O problema de Maria Luís Albuquerque é não ter dimensão técnica, política e ética para qualquer cargo de responsabilidade, muito menos na Europa. É ter cadastro político no lugar de um currículo. Uma lista considerável de falhas técnicas, erros políticos e violações da ética republicana. Vindos de uma comissária como Elisa Ferreira, o seu nome é um insulto ao projeto europeu, sobre o qual, aliás, não se conhece rigorosamente nada do seu pensamento. Do que pensa sobre o mundo sabe-se que se dispôs a apresentar o livro do deputado do Chega Gabriel Mithá Ribeiro dedicado a Bolsonaro e a Trump. Não é por acaso que Ventura elogiou a escolha.
A escolha de Albuquerque não permite que o PS acompanhe o que o PSD fez com António Costa.

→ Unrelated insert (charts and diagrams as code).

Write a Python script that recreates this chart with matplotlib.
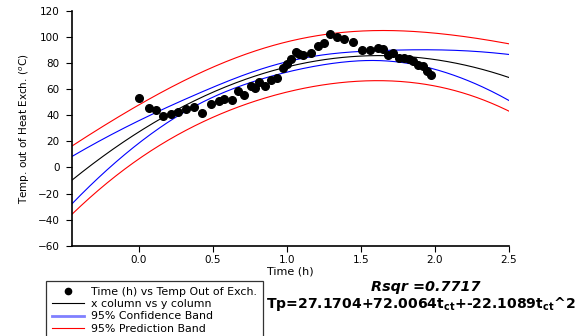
import numpy as np
import matplotlib
matplotlib.use("Agg")
import matplotlib.pyplot as plt
from matplotlib.lines import Line2D

plt.rcParams['font.family'] = ['DejaVu Sans']

# Data
time_h = [0.00, 0.07, 0.116, 0.166, 0.22, 0.267, 0.318, 0.372, 0.428, 0.49,
          0.54, 0.578, 0.627, 0.672, 0.71, 0.755, 0.782, 0.813, 0.856, 0.896,
          0.932, 0.977, 1.004, 1.03, 1.06, 1.084, 1.11, 1.163, 1.212, 1.25,
          1.29, 1.337, 1.386, 1.447, 1.507, 1.563, 1.617, 1.649, 1.68, 1.716,
          1.756, 1.79, 1.823, 1.855, 1.884, 1.917, 1.944, 1.974]
temp_out = [53.1, 45.9, 43.8, 39.2, 40.8, 42.8, 44.8, 46.4, 41.8, 48.4,
            51.0, 52.5, 52.0, 58.7, 55.6, 62.3, 60.7, 65.3, 62.7, 66.9,
            68.4, 76.3, 79.6, 83.0, 88.5, 86.8, 86.0, 87.6, 93.2, 95.2,
            102.1, 100.3, 98.3, 96.0, 90.1, 90.3, 91.9, 90.9, 86.0, 87.8,
            83.7, 84.2, 83.0, 81.4, 78.8, 77.8, 73.8, 70.7]
coef = [27.1704, 72.0064, -22.1089]   # b0, b1, b2
rsqr = 0.7717

x_ticks = [0.0, 0.5, 1.0, 1.5, 2.0, 2.5]
y_ticks = [-60, -40, -20, 0, 20, 40, 60, 80, 100, 120]

t = np.asarray(time_h)
y = np.asarray(temp_out)
X = np.column_stack([np.ones_like(t), t, t ** 2])
b = np.asarray(coef)
resid = y - X @ b
n = len(t)
s = np.sqrt(np.sum(resid ** 2) / (n - 3))
tcrit = 2.01
XtXi = np.linalg.inv(X.T @ X)

tg = np.linspace(-0.45, 2.5, 300)
Xg = np.column_stack([np.ones_like(tg), tg, tg ** 2])
fit = Xg @ b
lev = np.einsum('ij,jk,ik->i', Xg, XtXi, Xg)
ci = tcrit * s * np.sqrt(lev)
pi = tcrit * s * np.sqrt(1 + lev)

fig = plt.figure(figsize=(5.82, 3.36), dpi=100)
ax = fig.add_axes([72 / 582, 1 - 245.7 / 336, (509 - 72) / 582, (245.7 - 11) / 336])

ax.plot(tg, fit, color='black', lw=0.8)
ax.plot(tg, fit + ci, color='blue', lw=0.8)
ax.plot(tg, fit - ci, color='blue', lw=0.8)
ax.plot(tg, fit + pi, color='red', lw=0.8)
ax.plot(tg, fit - pi, color='red', lw=0.8)
ax.plot(t, y, 'o', color='black', ms=5.5, mec='black')

ax.set_xlim(-0.45, 2.5)
ax.set_ylim(-60, 120)
ax.set_xticks(x_ticks)
ax.set_yticks(y_ticks)
ax.set_xticklabels([f"{v:.1f}" for v in x_ticks])
ax.spines['top'].set_visible(False)
ax.spines['right'].set_visible(False)
ax.spines['left'].set_linewidth(1.2)
ax.spines['bottom'].set_linewidth(1.2)
ax.tick_params(direction='out', length=4, width=0.8, labelsize=7.5)
ax.tick_params(axis='x', pad=3)
ax.tick_params(axis='y', pad=5)
ax.set_xlabel('Time (h)', fontsize=8, labelpad=1)
ax.set_ylabel(r'Temp. out of Heat Exch. ($^o$C)', fontsize=7.5, labelpad=4)

handles = [
    Line2D([], [], marker='o', ls='none', color='black', ms=4.5),
    Line2D([], [], color='black', lw=0.8),
    Line2D([], [], color='#8080ff', lw=2),
    Line2D([], [], color='red', lw=0.8),
]
labels = ['Time (h) vs Temp Out of Exch.', 'x column vs y column',
          '95% Confidence Band', '95% Prediction Band']
leg = fig.legend(handles, labels, loc='upper left',
                 bbox_to_anchor=(45.5 / 582, 1 - 281 / 336),
                 fontsize=7.9, frameon=True, fancybox=False, edgecolor='black',
                 borderpad=0.55, labelspacing=0.2, handlelength=3.0,
                 handletextpad=0.6, borderaxespad=0)
leg.get_frame().set_linewidth(0.9)

fig.text(426 / 582, 1 - 286.5 / 336, f'Rsqr ={rsqr}', fontsize=10.4,
         fontweight='bold', style='italic', ha='center', va='center')
fig.text(420.5 / 582, 1 - 304 / 336,
         r'Tp=27.1704+72.0064t$_{\mathbf{ct}}$+-22.1089t$_{\mathbf{ct}}$^2',
         fontsize=10.1, fontweight='bold', ha='center', va='center')

fig.savefig('out.png', dpi=100)
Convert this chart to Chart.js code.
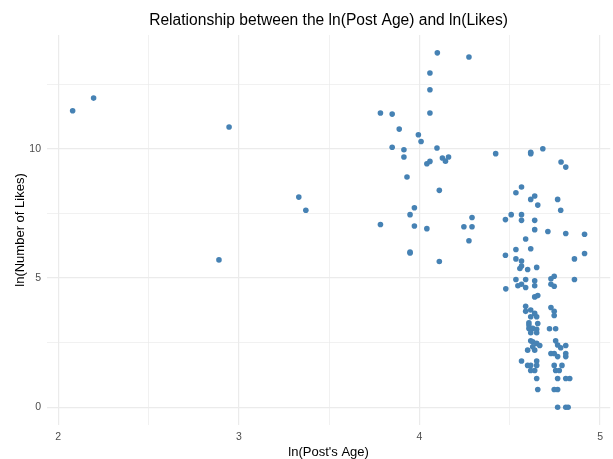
<!DOCTYPE html>
<html>
<head>
<meta charset="utf-8">
<script src="https://cdn.jsdelivr.net/npm/chart.js@4.4.1/dist/chart.umd.min.js"></script>
<style>
  html, body { margin: 0; padding: 0; background: #ffffff; }
  #wrap { width: 613px; height: 459px; }
</style>
</head>
<body>
<div id="wrap"><canvas id="scatter"></canvas></div>
<script>
// ln(post age) of each post
const lnAge = [
  2.080, 2.196, 2.946, 2.890, 3.332, 3.371,
  3.784, 3.849, 3.888, 3.994, 4.009, 3.849, 3.914, 3.914, 4.099, 4.274,
  4.058, 4.058, 4.058, 4.097, 4.041, 4.058, 4.127, 4.144, 4.161, 3.931,
  4.110, 3.972, 3.948, 3.784, 3.972, 4.041, 4.246, 4.291, 4.291, 4.274,
  3.948, 3.948, 4.110,
  4.422, 4.616, 4.616, 4.683, 4.784, 4.810, 4.565, 4.534, 4.638, 4.616,
  4.765, 4.655, 4.782, 4.508, 4.565, 4.476, 4.565, 4.638, 4.638, 4.711,
  4.810, 4.914, 4.588, 4.534, 4.616, 4.476, 4.914, 4.534, 4.565, 4.858,
  4.565, 4.556, 4.599, 4.649, 4.534, 4.588, 4.638, 4.728, 4.746, 4.858,
  4.545, 4.565, 4.588, 4.638, 4.728, 4.746, 4.478, 4.638, 4.655, 4.588,
  4.588, 4.616, 4.638, 4.728, 4.746, 4.746, 4.616, 4.649, 4.606, 4.655,
  4.606, 4.606, 4.627, 4.649, 4.720, 4.754, 4.616, 4.649, 4.616, 4.627,
  4.649, 4.666, 4.627, 4.599, 4.638, 4.754, 4.765, 4.782, 4.810, 4.728,
  4.746, 4.810, 4.810, 4.765, 4.565, 4.599, 4.616, 4.649, 4.649, 4.746,
  4.789, 4.616, 4.638, 4.754, 4.774, 4.649, 4.765, 4.810, 4.832, 4.655,
  4.746, 4.765, 4.765, 4.810, 4.823
];

// ln(number of likes) of each post
const lnLikes = [
  11.47, 11.96, 10.84, 5.70, 8.13, 7.62,
  11.38, 11.34, 10.76, 10.54, 10.28, 10.06, 9.96, 9.68, 13.71, 13.55,
  12.93, 12.28, 11.38, 10.03, 9.42, 9.51, 9.64, 9.52, 9.68, 8.91,
  8.39, 7.72, 7.45, 7.07, 7.01, 6.91, 6.98, 6.98, 7.34, 6.44,
  6.00, 5.97, 5.64,
  9.81, 9.86, 9.81, 10.00, 9.49, 9.29, 8.52, 8.30, 8.17, 8.04,
  8.04, 7.82, 7.62, 7.45, 7.45, 7.26, 7.23, 7.23, 6.87, 6.80,
  6.72, 6.69, 6.51, 6.10, 6.13, 5.88, 5.95, 5.74, 5.66, 5.74,
  5.46, 5.37, 5.33, 5.41, 4.94, 4.94, 4.89, 4.97, 5.07, 4.94,
  4.70, 4.76, 4.63, 4.70, 4.76, 4.68, 4.58, 4.27, 4.32, 3.91,
  3.71, 3.76, 3.63, 3.86, 3.71, 3.55, 3.50, 3.50, 3.27, 3.24,
  3.18, 3.05, 3.05, 3.02, 3.04, 3.04, 2.88, 2.88, 2.57, 2.53,
  2.47, 2.39, 2.34, 2.21, 2.21, 2.57, 2.41, 2.30, 2.39, 2.08,
  2.08, 2.08, 1.96, 1.96, 1.79, 1.62, 1.62, 1.79, 1.62, 1.62,
  1.62, 1.42, 1.42, 1.42, 1.42, 1.11, 1.11, 1.11, 1.11, 0.69,
  0.69, 0.69, 0.00, 0.00, 0.00
];

// grid positions (major + minor) and which ones get a label
const xGrid = [2, 2.5, 3, 3.5, 4, 4.5, 5];
const yGrid = [0, 2.5, 5, 7.5, 10, 12.5];
const xLabels = [2, 3, 4, 5];
const yLabels = [0, 5, 10];

const chartTitle = "Relationship between the ln(Post Age) and ln(Likes)";
const FONT = "'Liberation Sans', Arial, sans-serif";

const points = lnAge.map((x, i) => ({ x: x, y: lnLikes[i] }));

// title centred over the panel, like ggplot does
const panelTitle = {
  id: "panelTitle",
  afterDraw(chart) {
    const { ctx, chartArea } = chart;
    ctx.save();
    ctx.font = "15.6px " + FONT;
    ctx.fillStyle = "#000000";
    ctx.textAlign = "center";
    ctx.textBaseline = "middle";
    ctx.fillText(chartTitle, (chartArea.left + chartArea.right) / 2, 21);
    ctx.restore();
  },
};

new Chart(document.getElementById("scatter"), {
  type: "scatter",
  data: {
    datasets: [
      {
        data: points,
        backgroundColor: "#4682B4",
        borderWidth: 0,
        pointRadius: 2.8,
        pointHoverRadius: 2.8,
      },
    ],
  },
  options: {
    responsive: true,
    maintainAspectRatio: false,
    animation: false,
    events: [],
    layout: { padding: { top: 35, left: 0, right: 0, bottom: 0 } },
    plugins: {
      legend: { display: false },
      tooltip: { enabled: false },
      title: { display: false },
    },
    scales: {
      x: {
        type: "linear",
        min: 1.938,
        max: 5.056,
        afterBuildTicks: (axis) => {
          axis.ticks = xGrid.map((v) => ({ value: v }));
        },
        afterFit: (axis) => {
          axis.height = 34;
        },
        ticks: {
          color: "#4D4D4D",
          font: { family: FONT, size: 10.5 },
          padding: 6,
          maxRotation: 0,
          autoSkip: false,
          callback: (v) => (xLabels.includes(v) ? String(v) : ""),
        },
        grid: {
          drawTicks: false,
          color: "#EBEBEB",
          lineWidth: (c) => (xLabels.includes(c.tick.value) ? 1.2 : 0.7),
        },
        border: { display: false },
        title: {
          display: true,
          text: "ln(Post's Age)",
          color: "#000000",
          font: { family: FONT, size: 13 },
          padding: { top: 0, bottom: -1 },
        },
      },
      y: {
        type: "linear",
        min: -0.686,
        max: 14.4,
        afterBuildTicks: (axis) => {
          axis.ticks = yGrid.map((v) => ({ value: v }));
        },
        afterFit: (axis) => {
          axis.width = 47;
        },
        ticks: {
          color: "#4D4D4D",
          font: { family: FONT, size: 10.5 },
          padding: 6,
          autoSkip: false,
          callback: (v) => (yLabels.includes(v) ? String(v) : ""),
        },
        grid: {
          drawTicks: false,
          color: "#EBEBEB",
          lineWidth: (c) => (yLabels.includes(c.tick.value) ? 1.2 : 0.7),
        },
        border: { display: false },
        title: {
          display: true,
          text: "ln(Number of Likes)",
          color: "#000000",
          font: { family: FONT, size: 13 },
          padding: { top: 13, bottom: 0 },
        },
      },
    },
  },
  plugins: [panelTitle],
});
</script>
</body>
</html>
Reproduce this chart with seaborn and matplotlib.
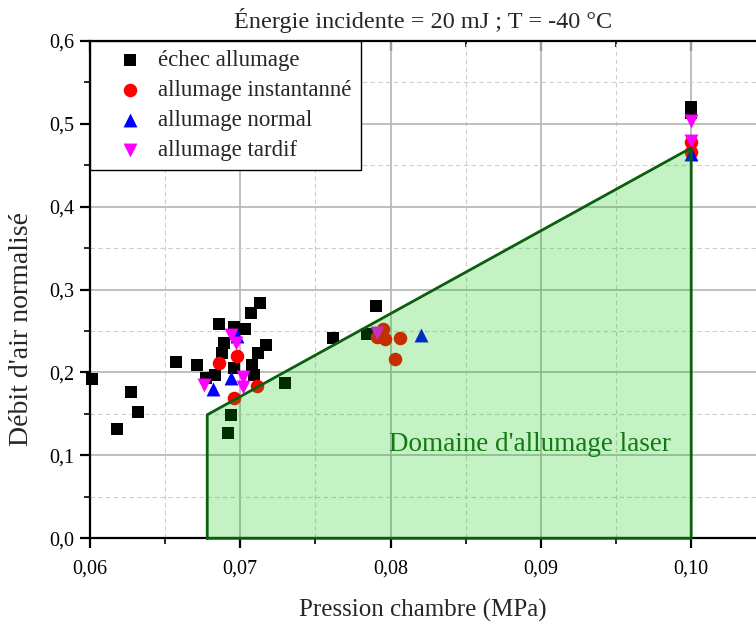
import numpy as np
import pandas as pd
import matplotlib
matplotlib.use("Agg")
import matplotlib.pyplot as plt
from matplotlib.ticker import MultipleLocator, FuncFormatter
import seaborn as sns

# ---- data ----
categories = ["échec allumage", "allumage instantanné", "allumage normal", "allumage tardif"]

echec_x = [0.0601, 0.0618, 0.0627, 0.0632, 0.0657, 0.0671, 0.0677, 0.0683, 0.0686, 0.0688,
           0.0689, 0.0696, 0.0703, 0.0696, 0.0708, 0.0709, 0.0707, 0.0713, 0.0712, 0.0717,
           0.0730, 0.0694, 0.0692, 0.0762, 0.0784, 0.0790, 0.1000, 0.1000]
echec_y = [0.192, 0.132, 0.177, 0.152, 0.213, 0.209, 0.193, 0.197, 0.259, 0.223,
           0.236, 0.255, 0.252, 0.205, 0.209, 0.197, 0.272, 0.284, 0.223, 0.233,
           0.187, 0.149, 0.127, 0.242, 0.247, 0.280, 0.520, 0.513]

inst_x = [0.0686, 0.0698, 0.0696, 0.0711, 0.0791, 0.0796, 0.0795, 0.0806, 0.0803, 0.1000, 0.1000]
inst_y = [0.211, 0.220, 0.169, 0.184, 0.243, 0.240, 0.253, 0.242, 0.216, 0.478, 0.466]

norm_x = [0.0698, 0.0694, 0.0682, 0.0820, 0.1000]
norm_y = [0.244, 0.193, 0.180, 0.245, 0.463]

tard_x = [0.0694, 0.0697, 0.0676, 0.0702, 0.0702, 0.0791, 0.1000, 0.1000]
tard_y = [0.245, 0.235, 0.185, 0.195, 0.183, 0.248, 0.503, 0.479]

domain_x = [0.0678, 0.0678, 0.1000, 0.1000]
domain_y = [0.0, 0.149, 0.471, 0.0]

title = "Énergie incidente = 20 mJ ; T = -40 °C"
xlabel = "Pression chambre (MPa)"
ylabel = "Débit d'air normalisé"
domain_label = "Domaine d'allumage laser"

# ---- build table ----
df = pd.DataFrame({
    "x": echec_x + inst_x + norm_x + tard_x,
    "y": echec_y + inst_y + norm_y + tard_y,
    "type": [categories[0]] * len(echec_x) + [categories[1]] * len(inst_x)
            + [categories[2]] * len(norm_x) + [categories[3]] * len(tard_x),
})

sns.set_style("white")
plt.rcParams["font.family"] = ["Liberation Serif", "DejaVu Serif"]
plt.rcParams["mathtext.fontset"] = "dejavuserif"

fig = plt.figure(figsize=(7.56, 6.22), dpi=100)
ax = fig.add_axes([90 / 756, 1 - 538.3 / 622, (756 - 90) / 756, (538.3 - 40.9) / 622])

palette = {categories[0]: "black", categories[1]: "#ff0000",
           categories[2]: "#0000ff", categories[3]: "#ff00ff"}
markers = {categories[0]: "s", categories[1]: "o",
           categories[2]: "^", categories[3]: "v"}
sizes = {categories[0]: 70, categories[1]: 95, categories[2]: 100, categories[3]: 100}

for cat in categories:
    sub = df[df["type"] == cat]
    sns.scatterplot(data=sub, x="x", y="y", color=palette[cat], marker=markers[cat],
                    s=sizes[cat], linewidth=0, ax=ax, zorder=3, label=cat, clip_on=False)

# domain polygon (semi-transparent overlay above the points)
ax.fill(domain_x, domain_y, facecolor=(0.0, 0.78, 0.0), alpha=0.23, edgecolor="none", zorder=4)
ax.plot(domain_x + [domain_x[0]], domain_y + [domain_y[0]], color="#0b5e0b", lw=2, zorder=5,
        clip_on=False)
ax.text(0.0799, 0.113, domain_label, color="#137a13", fontsize=19.5, ha="left", va="center",
        zorder=6)

ax.set_xlim(0.06, 0.06 + 666 / 15030)
ax.set_ylim(0, 0.6)

comma = FuncFormatter(lambda v, p: f"{v:.2f}".replace(".", ","))
comma1 = FuncFormatter(lambda v, p: f"{v:.1f}".replace(".", ","))
ax.xaxis.set_major_locator(MultipleLocator(0.01))
ax.xaxis.set_minor_locator(MultipleLocator(0.005))
ax.yaxis.set_major_locator(MultipleLocator(0.1))
ax.yaxis.set_minor_locator(MultipleLocator(0.05))
ax.xaxis.set_major_formatter(comma)
ax.yaxis.set_major_formatter(comma1)

ax.grid(which="major", color="#b4b4b4", lw=1.2, ls="-", zorder=0)
ax.grid(which="minor", color="#cdcdcd", lw=0.8, ls=(0, (4, 3)), zorder=0)
ax.set_axisbelow(True)

for side in ["left", "bottom", "top"]:
    ax.spines[side].set_visible(True)
    ax.spines[side].set_color("black")
    ax.spines[side].set_linewidth(1.6)
ax.spines["right"].set_visible(False)

ax.tick_params(axis="both", which="major", direction="out", length=7, width=1.6, labelsize=14.5,
               left=True, bottom=True, colors="black")
ax.tick_params(axis="x", which="major", pad=8)
ax.tick_params(axis="y", which="major", pad=4)
ax.tick_params(which="minor", direction="out", length=4.5, width=1.4, left=True, bottom=True)

top = ax.secondary_xaxis("top")
top.xaxis.set_major_locator(MultipleLocator(0.01))
top.xaxis.set_minor_locator(MultipleLocator(0.005))
top.tick_params(which="major", direction="in", length=7, width=1.6, labeltop=False)
top.tick_params(which="minor", direction="in", length=4.5, width=1.4)
top.spines["top"].set_visible(False)

ax.set_xlabel(xlabel, fontsize=18, labelpad=15)
ax.set_ylabel(ylabel, fontsize=20)
ax.yaxis.set_label_coords(-0.084, 0.42)
ax.set_title(title, fontsize=17.5, pad=9)

handles, labels = ax.get_legend_handles_labels()
leg = ax.legend(handles, labels, loc="upper left", bbox_to_anchor=(0, 1), borderaxespad=0,
                frameon=True, fancybox=False, edgecolor="black", framealpha=1,
                fontsize=16.5, handletextpad=-0.13, borderpad=0.4, labelspacing=0.39,
                handlelength=2.7, markerscale=1.0)
leg.get_frame().set_linewidth(1.0)
leg.set_zorder(10)

fig.savefig("out.png", dpi=100)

Até porque, ao contrário do que é habitual, o líder socialista nem sequer foi consultado, mas apenas informado um minuto antes de o nome ser público, na estranha ideia de diálogo a que Montenegro nos começa a habituar. Se os socialistas apoiarem a escolha desta comissária, não estarão a apoiar o país. Estarão, em nome de um falso patriotismo, a colocar uma incompetente num lugar de responsabilidade. Alguém avise a Comissão do que lhe está a ser servido, garantindo que não lhe entregam uma pasta importante. Havia nomes como Poiares Maduro, militante destacado do PSD, apoiante de Montenegro e com conhecimento e pensamento sobre os assuntos europeus. Não faltam mulheres competentes no PSD. Para além de revelar a pequenez tribal de Montenegro, esta escolha é uma provocação política. Mais uma para tornar os entendimentos mais difíceis de engolir pelo PS.